Однако в целом описания женщин-оборотней в других текстах периода, непосредственно предшествовавшего публикации «Невесты волка», выдержаны вполне в женоненавистническом духе, как и большинство вампирских историй. Эллиот О’Доннел утверждал в своей монографии 1912 года «Оборотни»: «Очевидно, что женщины чаще желают стать оборотнями, чем мужчины, и больше женщин, чем мужчин, по собственной инициативе обрело способность к оборотничеству»[917]. Это замечание явно не задумывалось как комплимент. Если обратиться к европейскому фольклору и к судебным протоколам, то утверждение О’Доннела не получит подкрепления, и скорее его следует расценивать как выражение типичных для того времени страхов перед женщинами. В XIX веке в литературных описаниях женщин-оборотней, как правило, подчеркивалось, что они, подобно вампиршам, были какими-то злыми антиматерями, а значит, относились к детям очень враждебно[918]. В свой черед, вампирский фольклор часто выполнял репрессивную задачу и нес определенную гендерную нагрузку, а именно — играл роль назиданий или предостережений, призванных стращать женщин, чтобы те сидели смирно по домам и, например, не расхаживали по деревне в одиночку[919]. Таким образом, рассказанная Каллас история — это еще и контрмиф, противопоставленный подобным фольклорным материалам, в которых она очень хорошо разбиралась, а также литературным трактовкам этого же мотива. К тому же тут уместно вспомнить, что Каллас была знакома с «Молотом ведьм», который она читала в немецком переводе[920]. Словом, она была очень хорошо осведомлена о крайних формах христианской мизогинии и свойственной этому явлению (буквальной) демонизации женщины. Мы бы предположили, что именно чтение скандально знаменитой книги Инститориса и Шпренгера могло повлиять на ее решение перевернуть вверх дном эти идеи и изобразить Сатану в «Невесте волка» освободителем, то есть, по сути, выполнить феминистское контртолкование представлений о тесных связях женщины с дьяволом.

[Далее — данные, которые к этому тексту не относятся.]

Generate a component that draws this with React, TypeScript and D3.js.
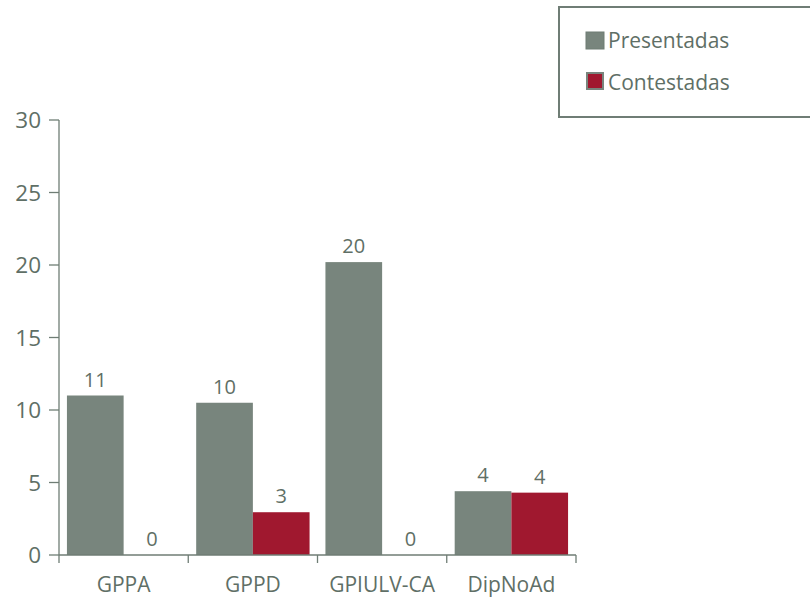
import React from "react";
import * as d3 from "d3";

const categories = ["GPPA", "GPPD", "GPIULV-CA", "DipNoAd"];
const seriesNames = ["Presentadas", "Contestadas"];
const presentadas = [11, 10.5, 20.2, 4.4];
const contestadas = [0, 2.95, 0, 4.3];
const presentadasLabels = ["11", "10", "20", "4"];
const contestadasLabels = ["0", "3", "0", "4"];
const yTicks = [0, 5, 10, 15, 20, 25, 30];

const W = 810;
const H = 598;
const left = 59;
const right = 576;
const top = 120;
const bottom = 555;

const GREY = "#78857d";
const RED = "#a0182f";
const TEXT = "#5f6f66";
const AXIS = "#6f7d75";
const FONT = "'Open Sans', 'Noto Sans', sans-serif";

export default function App() {
  const x = d3.scaleBand<string>().domain(categories).range([left, right]).padding(0);
  const xs = d3
    .scaleBand<string>()
    .domain(seriesNames)
    .range([0, x.bandwidth()])
    .paddingInner(0)
    .paddingOuter(0.14);
  const y = d3.scaleLinear().domain([0, 30]).range([bottom, top]);

  const series = [
    { name: seriesNames[0], values: presentadas, labels: presentadasLabels, color: GREY },
    { name: seriesNames[1], values: contestadas, labels: contestadasLabels, color: RED },
  ];

  const boundaries = [...categories.map((c) => x(c) as number), right];

  return (
    <div style={{ position: "fixed", left: 0, top: 0, width: W, height: H, overflow: "hidden", background: "#fff" }}>
      <svg width={W} height={H} style={{ display: "block" }} fontFamily={FONT}>
        {/* bars */}
        {series.map((s) =>
          categories.map((c, i) => {
            const bx = (x(c) as number) + (xs(s.name) as number);
            const bw = xs.bandwidth();
            const v = s.values[i];
            return (
              <g key={s.name + c}>
                {v > 0 && (
                  <rect x={bx} y={y(v)} width={bw} height={y(0) - y(v)} fill={s.color} />
                )}
                <text
                  x={bx + bw / 2}
                  y={y(v) - 9}
                  textAnchor="middle"
                  fontSize={20}
                  fill={TEXT}
                >
                  {s.labels[i]}
                </text>
              </g>
            );
          })
        )}

        {/* y axis */}
        <line x1={left} x2={left} y1={y(30)} y2={y(0)} stroke={AXIS} strokeWidth={1.3} />
        {yTicks.map((t) => (
          <g key={t}>
            <line x1={left - 10} x2={left} y1={y(t)} y2={y(t)} stroke={AXIS} strokeWidth={1.3} />
            <text
              x={41}
              y={y(t)}
              dy="0.36em"
              textAnchor="end"
              fontSize={22.5}
              fill={TEXT}
            >
              {t}
            </text>
          </g>
        ))}

        {/* x axis */}
        <line x1={left} x2={right} y1={y(0)} y2={y(0)} stroke={AXIS} strokeWidth={1.3} />
        {boundaries.map((bx, i) => (
          <line key={i} x1={bx} x2={bx} y1={y(0)} y2={y(0) + 8} stroke={AXIS} strokeWidth={1.3} />
        ))}
        {categories.map((c) => (
          <text
            key={c}
            x={(x(c) as number) + x.bandwidth() / 2}
            y={592}
            textAnchor="middle"
            fontSize={21}
            fill={TEXT}
          >
            {c}
          </text>
        ))}

        {/* legend (box runs off the right edge) */}
        <line x1={559} x2={W + 20} y1={7} y2={7} stroke={AXIS} strokeWidth={2} />
        <line x1={559} x2={W + 20} y1={117} y2={117} stroke={AXIS} strokeWidth={2} />
        <line x1={559} x2={559} y1={6} y2={118} stroke={AXIS} strokeWidth={2} />
        <rect x={586} y={32} width={18} height={17} fill={GREY} stroke={AXIS} strokeWidth={1} />
        <text x={608} y={48} fontSize={21} fill={TEXT}>
          {seriesNames[0]}
        </text>
        <rect x={587} y={73} width={16} height={16} fill={RED} stroke={GREY} strokeWidth={2} />
        <text x={608} y={90} fontSize={21} fill={TEXT}>
          {seriesNames[1]}
        </text>
      </svg>
    </div>
  );
}
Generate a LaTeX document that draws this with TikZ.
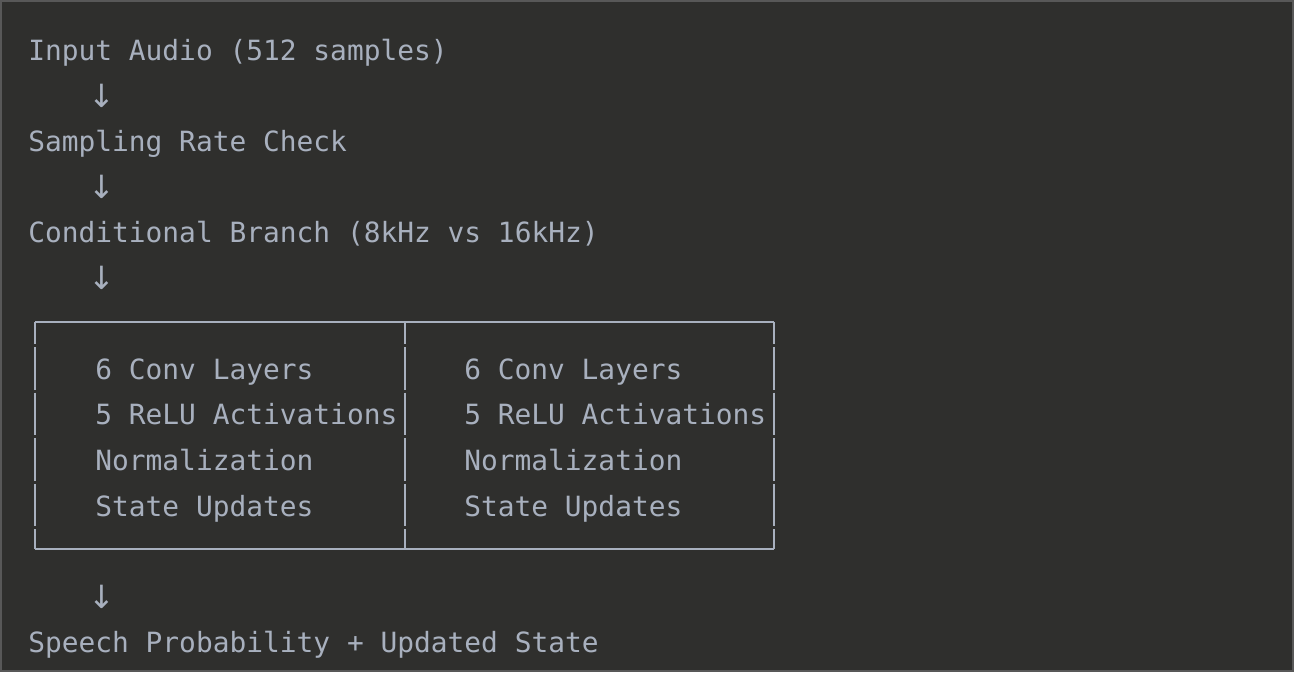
\documentclass[tikz,border=0pt]{standalone}
\usepackage{fontspec}
\setmonofont{DejaVu Sans Mono}
\newfontfamily\arrowfont{DejaVu Sans}
\definecolor{bg}{HTML}{2F2F2D}
\definecolor{frame}{HTML}{585858}
\definecolor{fg}{HTML}{A8B0BE}
\tikzset{
  code/.style={font=\ttfamily\fontsize{20.9}{25}\selectfont, text=fg, inner sep=0pt, anchor=base west},
  downarrow/.style={font=\arrowfont\fontsize{24}{28}\selectfont, text=fg, inner sep=0pt, anchor=center},
  boxline/.style={draw=fg, line width=1.6pt},
}
\begin{document}
\begin{tikzpicture}[x=0.75pt, y=-0.75pt]
\useasboundingbox (0,0) rectangle (1294,672);
\fill[bg] (0,0) rectangle (1294,672);
\draw[frame, line width=1.5pt] (1,1) rectangle (1293,671);
% text lines (monospace grid: column width 16.77px, row pitch 45.6px)
\node[code] (input) at (28,60) {Input Audio (512 samples)};
\node[downarrow] (a1) at (102,96) {↓};
\node[code] (rate) at (28,151.2) {Sampling Rate Check};
\node[downarrow] (a2) at (102,187) {↓};
\node[code] (branch) at (28,242.4) {Conditional Branch (8kHz vs 16kHz)};
\node[downarrow] (a3) at (102,278) {↓};
% left branch
\node[code] (l1) at (95.1,379.2) {6 Conv Layers};
\node[code] (l2) at (95.1,424.8) {5 ReLU Activations};
\node[code] (l3) at (95.1,470.4) {Normalization};
\node[code] (l4) at (95.1,516) {State Updates};
% right branch
\node[code] (r1) at (464,379.2) {6 Conv Layers};
\node[code] (r2) at (464,424.8) {5 ReLU Activations};
\node[code] (r3) at (464,470.4) {Normalization};
\node[code] (r4) at (464,516) {State Updates};
\node[downarrow] (a4) at (102,597) {↓};
\node[code] (out) at (28,652.8) {Speech Probability + Updated State};
% box drawn with box-drawing style segments
\draw[boxline] (35.4,322) -- (774.3,322);
\draw[boxline] (35.4,549) -- (774.3,549);
\foreach \x in {35.4,405.3,774.3}{
  \draw[boxline] (\x,322) -- (\x,344);
  \draw[boxline] (\x,347) -- (\x,389.6);
  \draw[boxline] (\x,392.6) -- (\x,435.2);
  \draw[boxline] (\x,438.2) -- (\x,480.8);
  \draw[boxline] (\x,483.8) -- (\x,526.4);
  \draw[boxline] (\x,529.4) -- (\x,549);
}
\end{tikzpicture}
\end{document}
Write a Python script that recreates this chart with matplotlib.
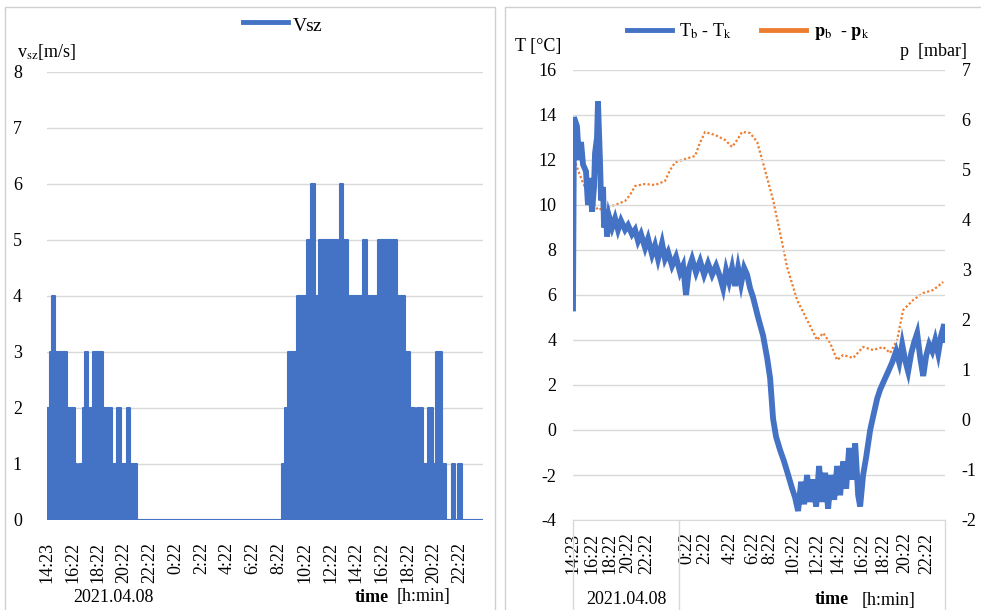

Кроме того, нам хотелось бы указать на другой, более близкий Каллас по времени источник вдохновения. Живя в Лондоне, Каллас подружилась со многими литературными деятелями, в том числе с представителем группы Блумсбери, писателем Дэвидом Гарнеттом (1892–1981), и английский перевод «Невесты волка» вышел с посвящением его отцу[921]. Любопытно отметить, что среди друзей Гарнетта была Сильвия Таунсенд Уорнер (1893–1978)[922]. В 1926 году Уорнер (которой целиком посвящена глава 10 настоящей книги) выпустила роман «Лолли Уиллоуз» — весьма откровенный пример инфернального феминизма. Мы почти уверены, что Каллас читала эту книгу, потому что ее живо и широко обсуждали вскоре после публикации, и в ней обозначена тема, поразительно похожая на тему «Невесты волка». А поскольку обе писательницы были знакомы с Гарнеттом, возможное влияние Уорнер на Каллас представляется еще более вероятным. Насколько нам известно, из исследователей больше никто не выдвигал гипотезу об этой возможной связи, но, с нашей точки зрения, она могла сыграть весьма важную роль, особенно в том, что касалось представления о дьяволе как об освободителе женщины, которое присутствует в обоих произведениях. Не исключено, что эти две писательницы встречались лично, ведь у них имелись общие друзья, они жили в Лондоне в одно время и вращались в одних литературных кругах[923].